DIRECTIONS: All lines from the beginning of the listing through the line with "const groupRadiusY = [0.97, 1.48, 1.57];" are to be copied word for word; the pictures are not.

INFORMATION SHOWN:
==========

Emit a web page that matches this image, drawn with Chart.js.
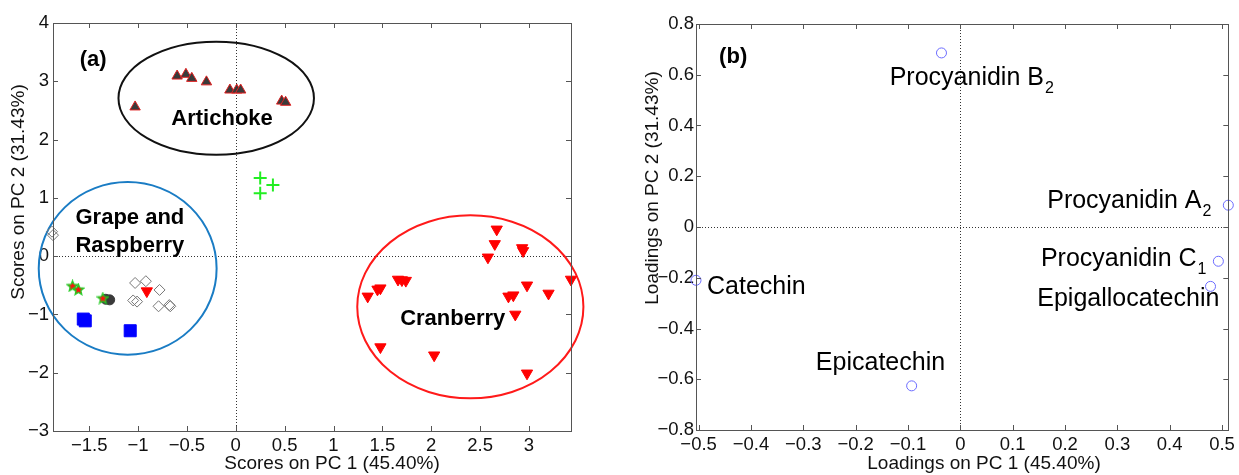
<!DOCTYPE html>
<html>
<head>
<meta charset="utf-8">
<script src="https://cdn.jsdelivr.net/npm/chart.js@4.4.1/dist/chart.umd.min.js"></script>
<style>
    html, body { margin: 0; padding: 0; background: #fff; }
    #scores { position: absolute; left: 0; top: 0; }
    #loadings { position: absolute; left: 600px; top: 0; }
</style>
</head>
<body>
<canvas id="scores" width="600" height="475"></canvas>
<canvas id="loadings" width="639" height="475"></canvas>
<script>
// ---- (a) scores ----
const artichokeX = [-1.03, -0.60, -0.51, -0.45, -0.30, -0.06, 0.01, 0.05, 0.47, 0.51];
const artichokeY = [2.56, 3.09, 3.12, 3.05, 2.99, 2.85, 2.85, 2.85, 2.66, 2.64];
const plusX = [0.25, 0.38, 0.25];
const plusY = [1.34, 1.22, 1.08];
const diamondX = [-1.88, -1.87, -1.03, -0.92, -0.78, -1.05, -1.01, -0.79, -0.68, -0.67];
const diamondY = [0.42, 0.36, -0.46, -0.43, -0.58, -0.76, -0.78, -0.86, -0.84, -0.86];
const circleX = [-1.33, -1.29];
const circleY = [-0.74, -0.75];
const starX = [-1.67, -1.61, -1.36];
const starY = [-0.51, -0.57, -0.72];
const squareX = [-1.56, -1.54, -1.08];
const squareY = [-1.08, -1.11, -1.28];
const cranberryX = [-0.91, 2.67, 2.65, 2.58, 2.93, 2.94, 3.43, 2.98, 3.20, 2.79, 2.84, 2.86, 2.98, 2.03, 1.48, 1.35, 1.45, 1.48, 1.66, 1.70, 1.74];
const cranberryY = [-0.60, 0.46, 0.21, -0.02, 0.14, 0.09, -0.40, -0.50, -0.64, -0.69, -0.67, -1.00, -2.01, -1.70, -1.56, -0.69, -0.57, -0.55, -0.40, -0.41, -0.42];

const groupCenterX = [-0.20, -1.106, 2.40];
const groupCenterY = [2.71, -0.21, -0.87];
const groupRadiusX = [1.00, 0.91, 1.157];
const groupRadiusY = [0.97, 1.48, 1.57];

const scoreXTicks = [-1.5, -1, -0.5, 0, 0.5, 1, 1.5, 2, 2.5, 3];
const scoreYTicks = [-3, -2, -1, 0, 1, 2, 3, 4];

// ---- (b) loadings ----
const compounds = ["Procyanidin B", "Procyanidin A", "Procyanidin C", "Epigallocatechin", "Catechin", "Epicatechin"];
const compoundSub = ["2", "2", "1", "", "", ""];
const loadPC1 = [-0.036, 0.512, 0.493, 0.478, -0.505, -0.093];
const loadPC2 = [0.686, 0.086, -0.135, -0.234, -0.21, -0.626];

const loadXTicks = [-0.5, -0.4, -0.3, -0.2, -0.1, 0, 0.1, 0.2, 0.3, 0.4, 0.5];
const loadYTicks = [-0.8, -0.6, -0.4, -0.2, 0, 0.2, 0.4, 0.6, 0.8];

const FONT = "'Liberation Sans', Arial, sans-serif";

function pts(xs, ys) {
    return xs.map((x, i) => ({ x: x, y: ys[i] }));
}

function fmt(v) {
    return (v < 0 ? "\u2212" : "") + Math.abs(v);
}

function starImage() {
    const c = document.createElement("canvas");
    c.width = 13;
    c.height = 13;
    const g = c.getContext("2d");
    g.beginPath();
    for (let i = 0; i < 10; i++) {
        const r = i % 2 ? 2.5 : 5.6;
        const a = -Math.PI / 2 + i * Math.PI / 5;
        g.lineTo(6.5 + r * Math.cos(a), 7 + r * Math.sin(a));
    }
    g.closePath();
    g.fillStyle = "#ff1010";
    g.fill();
    g.strokeStyle = "#22cc22";
    g.lineWidth = 1.3;
    g.stroke();
    return c;
}

// frame, inward ticks, dotted zero lines, ellipses, text notes, axis titles
const boxPlugin = {
    id: "box",
    beforeDatasetsDraw(chart, args, opts) {
        const { ctx, chartArea: a, scales: { x, y } } = chart;
        ctx.save();
        ctx.strokeStyle = "#333";
        ctx.lineWidth = 1;
        ctx.setLineDash([1, 2]);
        const x0 = Math.round(x.getPixelForValue(0)) + 0.5;
        const y0 = Math.round(y.getPixelForValue(0)) + 0.5;
        ctx.beginPath();
        ctx.moveTo(x0, a.top);
        ctx.lineTo(x0, a.bottom);
        ctx.moveTo(a.left, y0);
        ctx.lineTo(a.right, y0);
        ctx.stroke();
        ctx.setLineDash([]);

        (opts.ellipses || []).forEach(e => {
            const cx = x.getPixelForValue(e.cx);
            const cy = y.getPixelForValue(e.cy);
            const rx = Math.abs(x.getPixelForValue(e.cx + e.rx) - cx);
            const ry = Math.abs(y.getPixelForValue(e.cy + e.ry) - cy);
            ctx.beginPath();
            ctx.ellipse(cx, cy, rx, ry, 0, 0, Math.PI * 2);
            ctx.strokeStyle = e.color;
            ctx.lineWidth = 2;
            ctx.stroke();
        });
        ctx.restore();
    },
    afterDatasetsDraw(chart, args, opts) {
        const { ctx, chartArea: a, scales: { x, y } } = chart;
        ctx.save();
        ctx.strokeStyle = "#555";
        ctx.lineWidth = 1;
        ctx.strokeRect(Math.round(a.left) + 0.5, Math.round(a.top) + 0.5,
            Math.round(a.right - a.left), Math.round(a.bottom - a.top));
        ctx.beginPath();
        x.ticks.forEach(t => {
            const px = Math.round(x.getPixelForValue(t.value)) + 0.5;
            ctx.moveTo(px, a.bottom);
            ctx.lineTo(px, a.bottom - 5);
            ctx.moveTo(px, a.top);
            ctx.lineTo(px, a.top + 5);
        });
        y.ticks.forEach(t => {
            const py = Math.round(y.getPixelForValue(t.value)) + 0.5;
            ctx.moveTo(a.left, py);
            ctx.lineTo(a.left + 5, py);
            ctx.moveTo(a.right, py);
            ctx.lineTo(a.right - 5, py);
        });
        ctx.stroke();

        ctx.fillStyle = "#000";
        (opts.notes || []).forEach(n => {
            const px = x.getPixelForValue(n.x);
            const py = y.getPixelForValue(n.y);
            ctx.font = n.font;
            ctx.textBaseline = "middle";
            ctx.textAlign = n.align || "left";
            ctx.fillText(n.text, px, py);
            if (n.sub) {
                const w = ctx.measureText(n.text).width;
                const left = n.align === "center" ? px + w / 2 : px + w;
                ctx.font = "16px " + FONT;
                ctx.textAlign = "left";
                ctx.textBaseline = "alphabetic";
                ctx.fillText(n.sub, left + 1, py + 15);
            }
        });

        // axis titles, placed like the original figure
        ctx.fillStyle = "#111";
        ctx.font = "19px " + FONT;
        ctx.textAlign = "center";
        ctx.textBaseline = "middle";
        const t = opts.titles;
        ctx.fillText(t.x, t.xPos[0], t.xPos[1]);
        ctx.translate(t.yPos[0], t.yPos[1]);
        ctx.rotate(-Math.PI / 2);
        ctx.fillText(t.y, 0, 0);
        ctx.restore();
    }
};

function axis(min, max, tickValues, size) {
    return {
        type: "linear",
        min: min,
        max: max,
        grid: { display: false, drawTicks: false },
        border: { display: false },
        afterBuildTicks: s => { s.ticks = tickValues.map(v => ({ value: v })); },
        ticks: {
            callback: v => fmt(v),
            color: "#111",
            autoSkip: false,
            maxRotation: 0,
            padding: size.pad,
            font: { size: 18.5, family: FONT }
        },
        title: { display: false },
        afterFit: s => {
            if (s.isHorizontal()) s.height = size.h; else s.width = size.w;
        }
    };
}

function baseOptions(pad, xAxis, yAxis, box) {
    return {
        responsive: false,
        animation: false,
        layout: { padding: pad },
        plugins: { legend: { display: false }, tooltip: { enabled: false }, box: box },
        scales: { x: xAxis, y: yAxis }
    };
}

const bold22 = "bold 22px " + FONT;
const norm25 = "25px " + FONT;

new Chart(document.getElementById("scores"), {
    type: "scatter",
    data: {
        datasets: [
            { data: pts(starX, starY), pointStyle: starImage(), pointRadius: 6, clip: false },
            { data: pts(cranberryX, cranberryY), pointStyle: "triangle", pointRotation: 180, pointRadius: 6.5,
              pointBackgroundColor: "#ff0000", pointBorderColor: "#ff0000", pointBorderWidth: 1, clip: false },
            { data: pts(circleX, circleY), pointStyle: "circle", pointRadius: 5,
              pointBackgroundColor: "#3a3a3a", pointBorderColor: "#3a3a3a", pointBorderWidth: 1, clip: false },
            { data: pts(squareX, squareY), pointStyle: "rect", pointRadius: 8.5,
              pointBackgroundColor: "#0000ff", pointBorderColor: "#0000ff", pointBorderWidth: 1, clip: false },
            { data: pts(diamondX, diamondY), pointStyle: "rectRot", pointRadius: 5.5,
              pointBackgroundColor: "rgba(255,255,255,0)", pointBorderColor: "#777", pointBorderWidth: 1, clip: false },
            { data: pts(plusX, plusY), pointStyle: "cross", pointRadius: 6.5,
              pointBorderColor: "#22ee22", pointBorderWidth: 2, clip: false },
            { data: pts(artichokeX, artichokeY), pointStyle: "triangle", pointRadius: 6,
              pointBackgroundColor: "#3a3a3a", pointBorderColor: "#e02020", pointBorderWidth: 1, clip: false }
        ]
    },
    options: baseOptions(
        { top: 23, right: 29, left: 0, bottom: 0 },
        axis(-1.87, 3.43, scoreXTicks, { h: 44, pad: 4 }),
        axis(-3, 4, scoreYTicks, { w: 53, pad: 4 }),
        {
            ellipses: groupCenterX.map((cx, i) => ({
                cx: cx, cy: groupCenterY[i], rx: groupRadiusX[i], ry: groupRadiusY[i],
                color: ["#111111", "#1a7cc4", "#ff1a1a"][i]
            })),
            notes: [
                { text: "(a)", x: -1.46, y: 3.36, font: bold22, align: "center" },
                { text: "Artichoke", x: -0.14, y: 2.35, font: bold22, align: "center" },
                { text: "Grape and", x: -1.64, y: 0.65, font: bold22 },
                { text: "Raspberry", x: -1.64, y: 0.17, font: bold22 },
                { text: "Cranberry", x: 2.22, y: -1.08, font: bold22, align: "center" }
            ],
            titles: { x: "Scores on PC 1 (45.40%)", xPos: [332, 464], y: "Scores on PC 2 (31.43%)", yPos: [19, 192] }
        }
    ),
    plugins: [boxPlugin]
});

const loadLabelX = [-0.135, 0.166, 0.154, 0.147, -0.484, -0.276];
const loadLabelY = [0.588, 0.102, -0.127, -0.285, -0.238, -0.535];

new Chart(document.getElementById("loadings"), {
    type: "scatter",
    data: {
        labels: compounds,
        datasets: [
            { data: pts(loadPC1, loadPC2), pointStyle: "circle", pointRadius: 5,
              pointBackgroundColor: "rgba(255,255,255,0)", pointBorderColor: "#6b6bff", pointBorderWidth: 1, clip: false }
        ]
    },
    options: baseOptions(
        { top: 24, right: 9, left: 0, bottom: 0 },
        axis(-0.505, 0.512, loadXTicks, { h: 45, pad: 4 }),
        axis(-0.8, 0.8, loadYTicks, { w: 96, pad: 2 }),
        {
            notes: [{ text: "(b)", x: -0.434, y: 0.67, font: bold22, align: "center" }].concat(
                compounds.map((c, i) => ({
                    text: c, sub: compoundSub[i], x: loadLabelX[i], y: loadLabelY[i], font: norm25
                }))
            ),
            titles: { x: "Loadings on PC 1 (45.40%)", xPos: [384, 464], y: "Loadings on PC 2 (31.43%)", yPos: [53, 188] }
        }
    ),
    plugins: [boxPlugin]
});
</script>
</body>
</html>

==========

ANSWER TO THE TASK:
Emit a web page that matches this image, drawn with Chart.js.
<!DOCTYPE html>
<html>
<head>
<meta charset="utf-8">
<script src="https://cdn.jsdelivr.net/npm/chart.js@4.4.1/dist/chart.umd.min.js"></script>
<style>
    html, body { margin: 0; padding: 0; background: #fff; }
    #scores { position: absolute; left: 0; top: 0; }
    #loadings { position: absolute; left: 600px; top: 0; }
</style>
</head>
<body>
<canvas id="scores" width="600" height="475"></canvas>
<canvas id="loadings" width="639" height="475"></canvas>
<script>
// ---- (a) scores ----
const artichokeX = [-1.03, -0.60, -0.51, -0.45, -0.30, -0.06, 0.01, 0.05, 0.47, 0.51];
const artichokeY = [2.56, 3.09, 3.12, 3.05, 2.99, 2.85, 2.85, 2.85, 2.66, 2.64];
const plusX = [0.25, 0.38, 0.25];
const plusY = [1.34, 1.22, 1.08];
const diamondX = [-1.88, -1.87, -1.03, -0.92, -0.78, -1.05, -1.01, -0.79, -0.68, -0.67];
const diamondY = [0.42, 0.36, -0.46, -0.43, -0.58, -0.76, -0.78, -0.86, -0.84, -0.86];
const circleX = [-1.33, -1.29];
const circleY = [-0.74, -0.75];
const starX = [-1.67, -1.61, -1.36];
const starY = [-0.51, -0.57, -0.72];
const squareX = [-1.56, -1.54, -1.08];
const squareY = [-1.08, -1.11, -1.28];
const cranberryX = [-0.91, 2.67, 2.65, 2.58, 2.93, 2.94, 3.43, 2.98, 3.20, 2.79, 2.84, 2.86, 2.98, 2.03, 1.48, 1.35, 1.45, 1.48, 1.66, 1.70, 1.74];
const cranberryY = [-0.60, 0.46, 0.21, -0.02, 0.14, 0.09, -0.40, -0.50, -0.64, -0.69, -0.67, -1.00, -2.01, -1.70, -1.56, -0.69, -0.57, -0.55, -0.40, -0.41, -0.42];

const groupCenterX = [-0.20, -1.106, 2.40];
const groupCenterY = [2.71, -0.21, -0.87];
const groupRadiusX = [1.00, 0.91, 1.157];
const groupRadiusY = [0.97, 1.48, 1.57];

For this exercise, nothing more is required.